Setup Nagios 3 with lighttpd on your VPS
There are countless tools and software stacks out there to monitor your servers out, though some are not the easiest to setup. I went with Nagios since it's straightforward to configure and easy to setup. For reference, I used Nagios 4.0.8 on Debian 7 using Debian 7 slaves. The Nagios master node already had lighttpd and PHP set up so I'll gloss over that.
Master node
Start by downloading Nagios and Nagios plugins:
wget http://prdownloads.sourceforge.net/sourceforge/nagios/nagios-4.0.8.tar.gz
wget http://nagios-plugins.org/download/nagios-plugins-2.0.3.tar.gz
Extract, compile and install Nagios:
tar xzf nagios-4.0.8.tar.gz
cd nagios-4.0.8
./configure
sudo make all
sudo make install
sudo make install-init
sudo make install-config
sudo make install-commandmode
Extract, compile and install Nagios plugins
tar xzf nagios-plugins-2.0.3.tar.gz
cd nagios-plugins-2.0.3
./configure
sudo make
sudo make install
Everything should install nicely, with the config residing in /usr/local/nagios/etc/. Next we'll have to create a user with a password so we can login to Nagios:
sudo htpasswd -c /usr/local/nagios/etc/htpasswd.users nagiosadmin
If you have a working mail server setup, edit /usr/local/nagios/etc/objects/contacts.cfg and change email to receive email alerts.
Now onto lighttpd configuration. You'll have to add the "mod_alias", "mod_auth", "mod_setenv" and "mod_cgi" to your server.modules in lighttpd.conf. Next we'll add the proper aliases and allow us to authenticate.
alias.url += ("/nagios/cgi-bin" => "/usr/local/nagios/sbin")
alias.url += ("/nagios/stylesheets" => "/usr/local/nagios/share/stylesheets")
alias.url += ("/nagios" => "/usr/local/nagios/share")
$HTTP["url"] =~ "^/nagios/cgi-bin" {
cgi.assign = ( "" => "" )
}
$HTTP["url"] =~ "nagios" {
auth.backend = "htpasswd"
auth.backend.htpasswd.userfile = "/usr/local/nagios/etc/htpasswd.users"
auth.require = ( "" => (
"method" => "basic",
"realm" => "nagios",
"require" => "user=nagiosadmin"
)
)
}
setenv.add-environment = ( "REMOTE_USER" => "nagiosadmin" )

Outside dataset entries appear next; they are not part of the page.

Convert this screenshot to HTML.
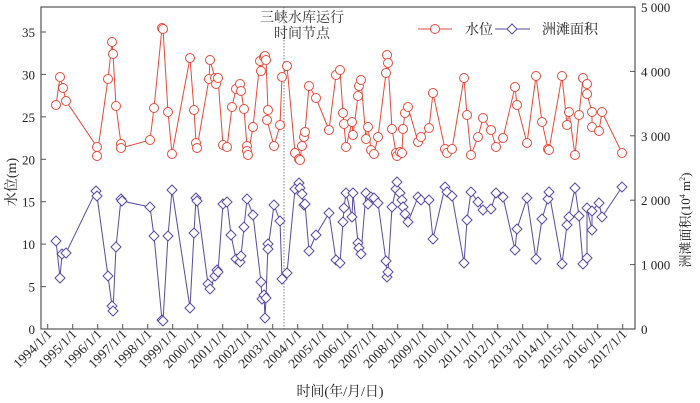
<!DOCTYPE html>
<html><head><meta charset="utf-8"><style>
body{margin:0;background:#fff}
svg{display:block;font-family:"Liberation Serif","Noto Serif CJK SC",serif}
</style></head><body>
<svg width="700" height="403" viewBox="0 0 700 403" xmlns="http://www.w3.org/2000/svg">
<rect x="41" y="7" width="594" height="322" fill="none" stroke="#555" stroke-width="1.2"/>
<line x1="284" y1="7" x2="284" y2="329" stroke="#555" stroke-width="0.8" stroke-dasharray="1.5,1.5"/>
<g id="ticks" stroke="#555" stroke-width="1"></g>
<g font-size="13" fill="#222" id="labs"></g>
<text x="302" y="22" font-size="14" text-anchor="middle" fill="#333">三峡水库运行</text>
<text x="302" y="38" font-size="14" text-anchor="middle" fill="#333">时间节点</text>
<text transform="translate(16,182) rotate(-90)" font-size="14" text-anchor="middle" fill="#222">水位(m)</text>
<text transform="translate(690,220) rotate(-90)" font-size="13" text-anchor="middle" fill="#222">洲滩面积(10<tspan font-size="8" dy="-5">4</tspan><tspan dy="5"> m</tspan><tspan font-size="8" dy="-5">2</tspan><tspan dy="5">)</tspan></text>
<text x="340" y="396" font-size="14" text-anchor="middle" fill="#222">时间(年/月/日)</text>
<g id="series"></g>
<line x1="418" y1="29" x2="452" y2="29" stroke="#e8493a"/><circle cx="435" cy="29" r="4.5" fill="#fff" stroke="#e8493a"/>
<text x="465" y="34" font-size="14" fill="#222">水位</text>
<line x1="495" y1="29" x2="530" y2="29" stroke="#5b4a9e"/><path d="M512 24 L517 29 L512 34 L507 29Z" fill="#fff" stroke="#5b4a9e"/>
<text x="542" y="34" font-size="14" fill="#222">洲滩面积</text>
</svg>
<script>
const NS="http://www.w3.org/2000/svg";
function el(p,t,a,txt){const e=document.createElementNS(NS,t);for(const k in a)e.setAttribute(k,a[k]);if(txt!==undefined)e.textContent=txt;document.getElementById(p).appendChild(e);return e;}
const L=[[0,329],[5,286.6],[10,244.1],[15,201.7],[20,159.3],[25,116.8],[30,74.4],[35,32]];
L.forEach(([v,y])=>{if(v>0)el("ticks","line",{x1:41,y1:y,x2:46,y2:y});el("labs","text",{x:35,y:y+5,"text-anchor":"end"},v);});
[0,1000,2000,3000,4000,5000].forEach((v,i)=>{const y=329-i*64.4;if(i>0&&i<5)el("ticks","line",{x1:630,y1:y,x2:635,y2:y});el("labs","text",{x:641,y:y+5},v==0?"0":(v/1000)+" 000");});
for(let i=0;i<24;i++){const x=47.7+i*25;el("ticks","line",{x1:x,y1:329,x2:x,y2:324});el("labs","text",{transform:`translate(${x+5},335) rotate(-45)`,"text-anchor":"end","font-size":"13.5"},(1994+i)+"/1/1");}
const R=[[56,105],[60,77],[63,88],[66,101],[97,147],[97,156],[108,79],[112,42],[113,54],[116,106],[121,144],[121,148],[150,140],[154,108],[162,28],[163,29],[168,112],[172,154],[190,58],[194,110],[196,143],[197,148],[209,79],[210,60],[215,78],[216,84],[218,78],[223,145],[227,147],[232,107],[236,89],[240,84],[241,91],[244,109],[247,146],[247,151],[248,155],[253,127],[260,61],[261,71],[264,57],[265,56],[266,60],[268,110],[267,120],[274,146],[280,125],[282,77],[287,66],[295,153],[299,159],[300,160],[302,146],[304,137],[305,132],[309,86],[316,98],[329,130],[336,75],[340,70],[343,113],[344,124],[346,147],[352,122],[353,135],[358,96],[359,86],[361,80],[366,139],[368,127],[371,150],[374,154],[378,137],[386,73],[387,55],[388,63],[392,129],[396,153],[397,156],[400,152],[402,153],[403,129],[405,113],[408,107],[418,142],[421,137],[429,128],[433,93],[445,149],[447,153],[452,149],[464,78],[467,115],[471,155],[478,137],[483,118],[491,130],[496,147],[503,138],[515,87],[517,105],[527,143],[536,76],[542,122],[548,149],[549,150],[562,76],[567,125],[569,112],[575,155],[579,115],[583,78],[587,84],[587,94],[592,112],[592,127],[599,131],[602,112],[622,153]];
const B=[[56,241],[60,278],[62,254],[66,253],[96,191],[97,196],[108,276],[112,306],[113,311],[116,247],[121,199],[122,201],[150,207],[154,236],[162,320],[163,321],[168,236],[172,190],[190,308],[194,233],[196,198],[197,201],[208,284],[210,289],[215,276],[217,270],[218,272],[223,204],[227,202],[231,235],[236,259],[240,262],[241,256],[244,227],[247,199],[253,215],[261,282],[262,299],[264,295],[265,318],[266,298],[268,244],[268,249],[274,205],[280,221],[282,279],[287,273],[295,189],[299,183],[300,188],[302,194],[304,205],[305,204],[309,251],[316,235],[329,213],[336,260],[340,263],[343,222],[344,208],[346,193],[352,217],[353,193],[358,243],[359,248],[361,254],[366,193],[368,204],[371,197],[374,198],[378,203],[386,261],[387,277],[388,272],[392,207],[396,189],[397,182],[400,193],[402,200],[403,207],[405,214],[408,222],[418,197],[421,200],[429,200],[433,239],[445,187],[447,192],[452,196],[464,263],[467,220],[471,192],[478,202],[483,210],[491,209],[496,193],[503,197],[515,250],[517,229],[527,198],[536,259],[542,219],[548,199],[549,192],[562,264],[567,225],[569,217],[575,188],[579,216],[583,264],[587,258],[587,208],[592,230],[592,211],[599,203],[602,217],[622,187]];
el("series","polyline",{points:R.map(p=>p.join(",")).join(" "),fill:"none",stroke:"#e8493a","stroke-width":1});
el("series","polyline",{points:B.map(p=>p.join(",")).join(" "),fill:"none",stroke:"#5b4a9e","stroke-width":1});
R.forEach(([x,y])=>el("series","circle",{cx:x,cy:y,r:4.5,fill:"#fff",stroke:"#e8493a","stroke-width":1}));
B.forEach(([x,y])=>el("series","path",{d:`M${x} ${y-5}L${x+5} ${y}L${x} ${y+5}L${x-5} ${y}Z`,fill:"#fff",stroke:"#5b4a9e","stroke-width":1}));
</script>
</body></html>
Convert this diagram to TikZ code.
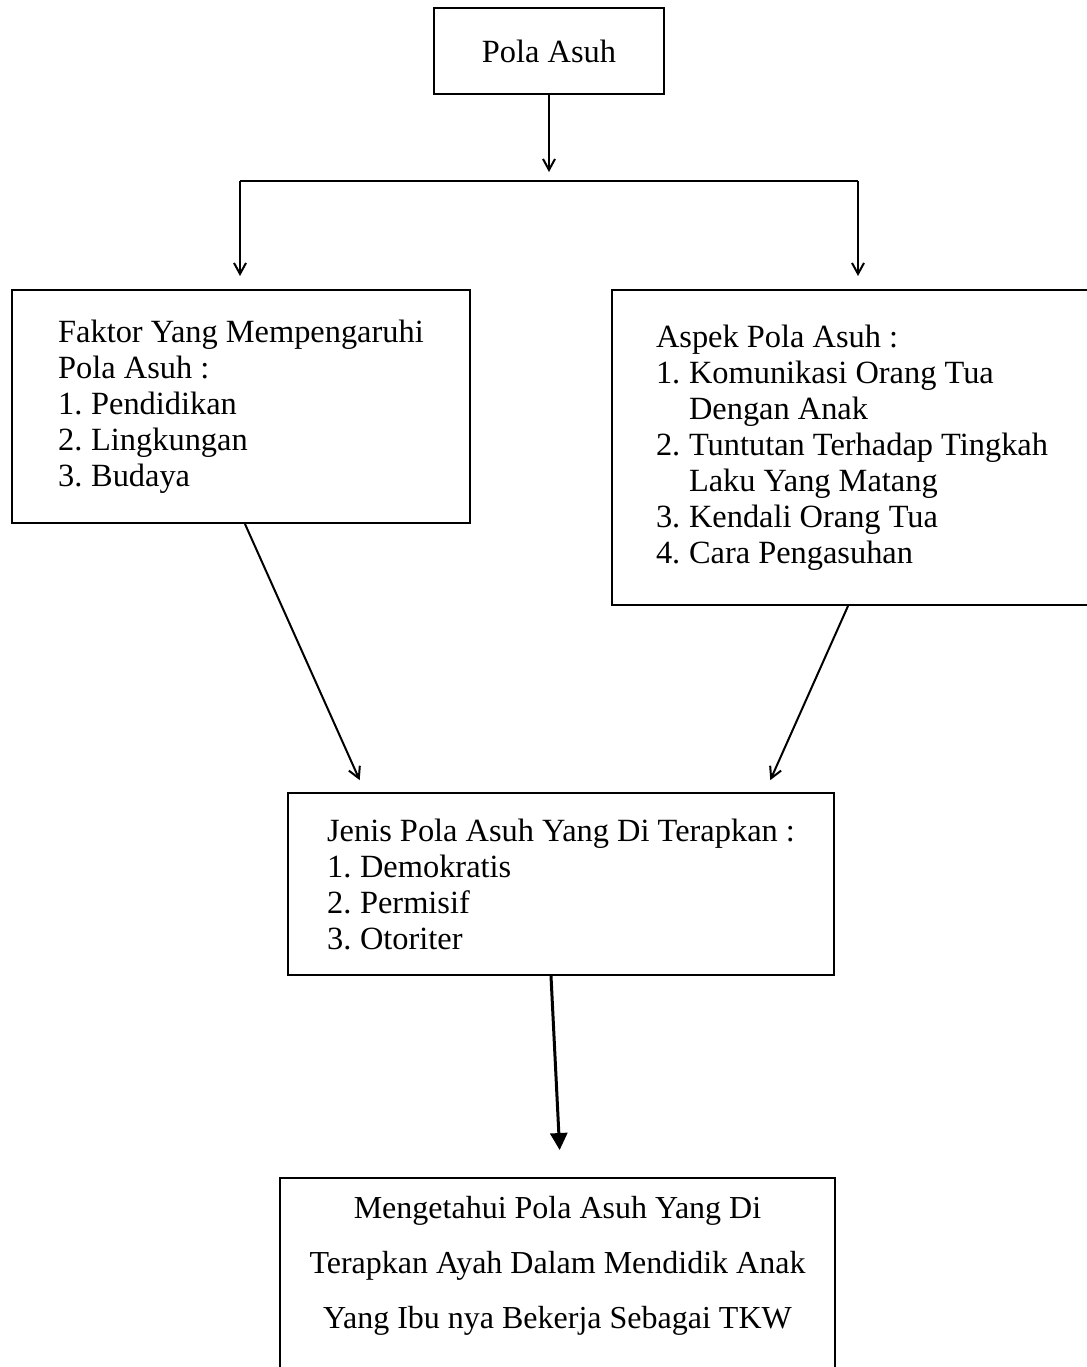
\documentclass[tikz,border=0pt]{standalone}
\usepackage{fontspec}
\setmainfont{Liberation Serif}
\usetikzlibrary{arrows.meta}
\usetikzlibrary{calc}
\usetikzlibrary{positioning}

\tikzset{
  kotak/.style={draw, line width=1pt, align=left, inner sep=0pt,
    font=\fontsize{16.2}{18}\selectfont},
  garis/.style={line width=1pt},
  panah/.style={line width=1pt, -{Straight Barb[length=5.5pt,width=6pt]}},
  panahtebal/.style={line width=1.5pt, -{Triangle[length=8.5pt,width=8.5pt]}},
}
\newcommand{\nomor}[1]{\makebox[16.5pt][l]{#1}}

\begin{document}
\begin{tikzpicture}[x=0.5pt, y=-0.5pt]
  \useasboundingbox (0,0) rectangle (1087,1367);
  \clip (0,0) rectangle (1087,1367);

  \node [kotak, minimum width=115pt, minimum height=43pt] (pola) at (549,51) {Pola Asuh};

  \node [kotak, minimum width=229pt, minimum height=116.5pt] (faktor) at (241,406.5)
    {Faktor Yang Mempengaruhi\\Pola Asuh :\\\nomor{1.}Pendidikan\\\nomor{2.}Lingkungan\\\nomor{3.}Budaya};
  \node [kotak, minimum width=240pt, minimum height=157.5pt] (aspek) at (852,447.5)
    {Aspek Pola Asuh :\\\nomor{1.}Komunikasi Orang Tua\\\nomor{}Dengan Anak\\\nomor{2.}Tuntutan Terhadap Tingkah\\\nomor{}Laku Yang Matang\\\nomor{3.}Kendali Orang Tua\\\nomor{4.}Cara Pengasuhan};

  \node [kotak, minimum width=273pt, minimum height=91pt] (jenis) at (561,884)
    {Jenis Pola Asuh Yang Di Terapkan :\\\nomor{1.}Demokratis\\\nomor{2.}Permisif\\\nomor{3.}Otoriter};

  \node [kotak, anchor=north, align=center, minimum width=277.5pt, inner ysep=9pt, text depth=120pt,
    font=\fontsize{16}{27.5}\selectfont] (hasil) at (557.5,1177)
    {Mengetahui Pola Asuh Yang Di\\Terapkan Ayah Dalam Mendidik Anak\\Yang Ibu nya Bekerja Sebagai TKW};

  \coordinate (cabang) at (549,172);
  \coordinate (kiri) at (240,181);
  \coordinate (kanan) at (858,181);

  \draw [panah] (pola) -- (cabang);
  \draw [garis] (kiri) -- (kanan);
  \draw [panah, shorten >=6.5pt] (kiri) -- (kiri |- faktor.north);
  \draw [panah, shorten >=6.5pt] (kanan) -- (kanan |- aspek.north);
  \draw [panah, shorten >=6.5pt] ([xshift=2pt]faktor.south) -- ([xshift=-98pt]jenis.north);
  \draw [panah, shorten >=6.5pt] ([xshift=-2pt]aspek.south) -- ([xshift=102pt]jenis.north);
  \draw [panahtebal, shorten >=13.5pt] ([xshift=-5pt]jenis.south) -- ([xshift=1.75pt]hasil.north);
\end{tikzpicture}
\end{document}
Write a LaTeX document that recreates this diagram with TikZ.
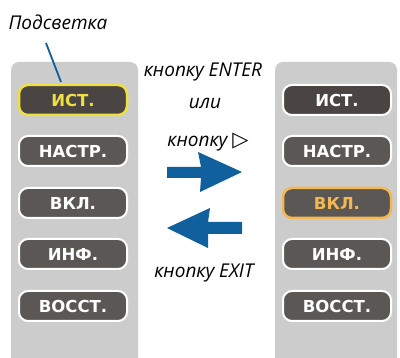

Restart lighttpd to check our changes:
sudo /etc/init.d/lighttpd restart
At this point, be sure to check if http://your-server-address/nagios works.
Slave nodes
The nice thing is that once we configure our slave nodes once, we don't have to touch them again (as far as configuration goes really). On each of the nodes:
sudo apt-get install nagios-nrpe-server nagios-plugins
This will install a whack of dependencies, for me it totalled to just over 100MB. Once that is installed, we'll have to add our master node IP to each slave. Edit /etc/nagios/nrpe.cfg, find the following line and add your master node IP address:
...
allowed_hosts=127.0.0.1 master.node.ip.address
...
Once completed, restart nrpe-server
sudo /etc/init.d/nagios-nrpe-server restart
Monitoring configuration
We'll have to tell Nagios where our slave nodes configurations are, so edit /usr/local/nagios/etc/nagios.cfg and uncomment the following line:
cfg_dir=/usr/local/nagios/etc/servers
Create the directory which will hold our slave nodes
sudo mkdir /usr/local/nagios/etc/servers
The config for the slave nodes is located at /usr/local/nagios/etc/servers/clients.cfg. Fortunately, there are other tutorials that are more in depth than mine regarding monitoring. Currently, I'm using a basic config to see if the slave node is alive, and check for HTTP/SSH. See below for an excerpt:
define host{
use linux-server
host_name your_fancy_hostname
alias your_fancy_hostname
address slave.node.ip.address
max_check_attempts 5
check_period 24x7
notification_interval 30
notification_period 24x7
}
define service {
use generic-service
host_name your_fancy_hostname
service_description SSH
check_command check_ssh
notifications_enabled 0
}
define service {
use generic-service
host_name bonbon
service_description HTTP
check_command check_http
notifications_enabled 0
}
And of course once we're done making changes, restart Nagios
sudo /etc/init.d/nagios restart
If all is well, you'll end up with something like this:


For me, all I'm looking for is basic application and uptime monitoring. Nagios is quite extensible, having a catalogue of plugins. There is of course more extensive documentation on monitoring configuration as well.